Mr Song Dayang, economic and commercial attaché at the Chinese Embassy in Dublin, told the audience there is huge demand for dairy products, with a 7% annual increase in liquid milk consumption and 5.15% increase in other dairy products.

Infant formula is where the greatest expansion of imported product is taking place, with a yearly increase of 36%, which is equivalent to 17% of China’s national output.

Irish companies who trade with China are able to convey the high quality of our grass-based production and that we hold 10% of global infant formula manufacture.

The visit to Ireland by Chinese inspectors found Irish co-ops and dairy companies to be of the highest standard, and they met all the requirements.

The CNCA (China’s Certification and Accreditation Administration body) organises and implements the registration of foreign manufacturers of imported food as well as their supervision and administration.

When the imported food listed in the catalogue enters the country, the entry-exit inspection and quarantine authorities will check whether it is produced by the registered manufacturer, and whether the registration number is true and accurate.

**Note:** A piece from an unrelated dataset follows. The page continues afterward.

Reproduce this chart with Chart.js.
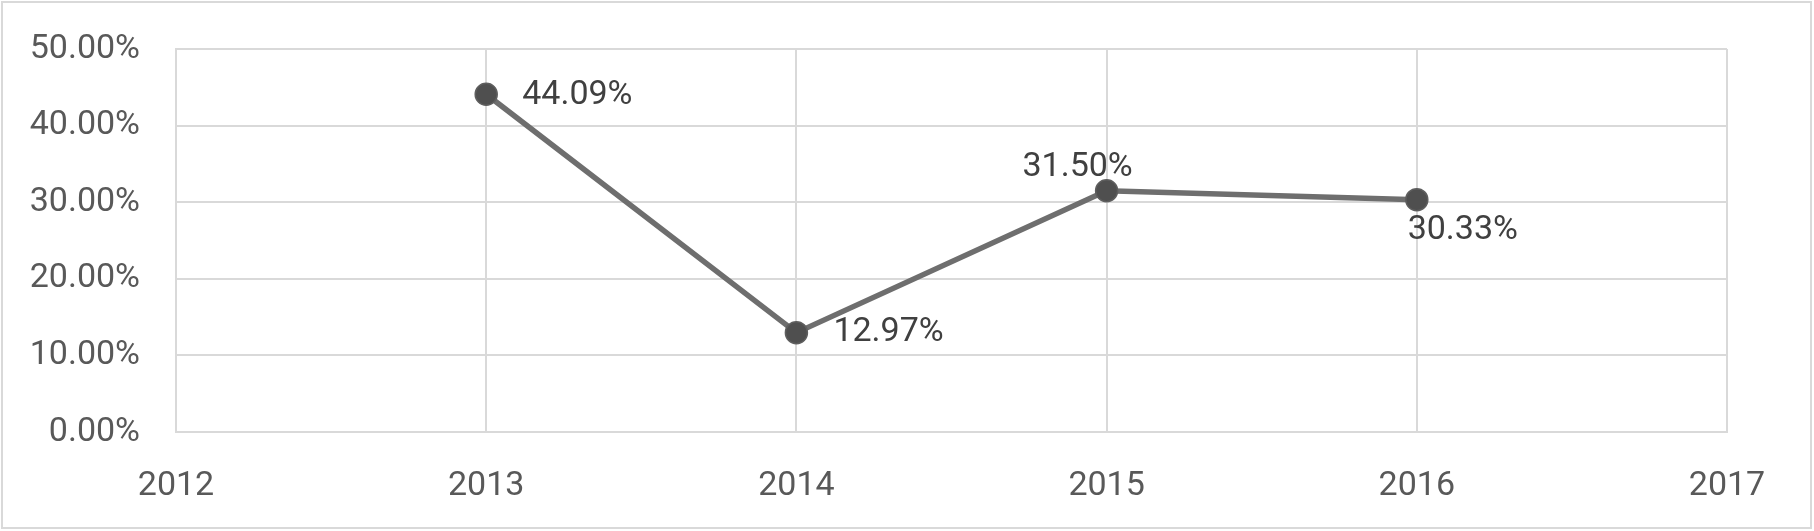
<!DOCTYPE HTML>
<html>

<head>
  <meta charset="utf-8" />
  <script src="https://cdn.jsdelivr.net/npm/chart.js@4"></script>
  <style>
    body {
      margin: 0;
      background: #fff;
    }

    .wrap {
      width: 1814px;
      height: 531px;
      position: relative;
    }
  </style>
</head>

<body>
  <div class="wrap"><canvas id="chart-rate"></canvas></div>
</body>
<script>
  // data
  var years = [2013, 2014, 2015, 2016];
  var rates = [44.09, 12.97, 31.50, 30.33];
  var rateLabels = ['44.09%', '12.97%', '31.50%', '30.33%'];

  // where each value label sits relative to its point: [dx, dy, align]
  var labelOffsets = [[36, 1, 'left'], [37, 0, 'left'], [-29, -23, 'center'], [46, 31, 'center']];

  var FONT = 'Roboto, "Open Sans", sans-serif';

  // outer frame like the spreadsheet chart box
  var framePlugin = {
    id: 'frame',
    beforeDraw: function (chart) {
      var ctx = chart.ctx;
      ctx.save();
      ctx.fillStyle = '#fff';
      ctx.fillRect(0, 0, chart.width, chart.height);
      ctx.strokeStyle = '#d9d9d9';
      ctx.lineWidth = 2;
      ctx.strokeRect(2, 2, chart.width - 5, chart.height - 5);
      ctx.restore();
    }
  };

  var valueLabels = {
    id: 'valueLabels',
    afterDatasetsDraw: function (chart) {
      var ctx = chart.ctx;
      var meta = chart.getDatasetMeta(0);
      ctx.save();
      ctx.font = '34px ' + FONT;
      ctx.fillStyle = '#404040';
      ctx.textBaseline = 'middle';
      meta.data.forEach(function (pt, i) {
        ctx.textAlign = labelOffsets[i][2];
        ctx.fillText(rateLabels[i], pt.x + labelOffsets[i][0], pt.y + labelOffsets[i][1]);
      });
      ctx.restore();
    }
  };

  var ctxRate = document.getElementById('chart-rate');
  var chartRate = new Chart(ctxRate, {
    type: 'line',
    data: {
      datasets: [{
        data: years.map(function (y, i) { return { x: y, y: rates[i] }; }),
        borderColor: '#6e6e6e',
        borderWidth: 5.5,
        pointRadius: 11,
        pointBackgroundColor: '#4f4f4f',
        pointBorderColor: '#5e5e5e',
        pointBorderWidth: 1.5,
        tension: 0,
        fill: false
      }]
    },
    plugins: [framePlugin, valueLabels],
    options: {
      responsive: true,
      maintainAspectRatio: false,
      animation: false,
      layout: {
        padding: { left: 0, right: 87, top: 49, bottom: 0 }
      },
      scales: {
        x: {
          type: 'linear',
          min: 2012,
          max: 2017,
          ticks: {
            stepSize: 1,
            padding: 34,
            color: '#595959',
            font: { family: FONT, size: 34 },
            callback: function (v) { return String(v); }
          },
          grid: { color: '#d9d9d9', lineWidth: 2, drawTicks: false },
          border: { color: '#d9d9d9', width: 2 },
          afterFit: function (scale) { scale.height = 99; }
        },
        y: {
          min: 0,
          max: 50,
          ticks: {
            stepSize: 10,
            padding: 36,
            color: '#595959',
            font: { family: FONT, size: 34 },
            callback: function (v) { return v.toFixed(2) + '%'; }
          },
          grid: { color: '#d9d9d9', lineWidth: 2, drawTicks: false },
          border: { color: '#d9d9d9', width: 2 },
          afterFit: function (scale) {
            scale.width = 176;
            scale.paddingTop = 0;
            scale.paddingBottom = 0;
          }
        }
      },
      plugins: {
        legend: { display: false },
        tooltip: { enabled: false },
        title: { display: false }
      }
    }
  });
</script>

</html>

Trevor O’ Regan of the Irish project management group posed the question, are we overlooking South East Asia as an alternative market?

ASEAN – association of South East Asian Nations – consists of Indonesia, Philippines, Vietnam, Thailand, Myanmar, Malaysia, Cambodia, Laos, Singapore and Brunei. It has dramatically outpaced the rest of the world on growth in GDP per capita since the late 1970s.

Vietnam took just 11 years (1995-2006) to double its per capita GDP from $1,300 to $2,600. Already there are 67 million households in ASEAN who are part of the consumer class. This is projected to double by 2025 to 125 million.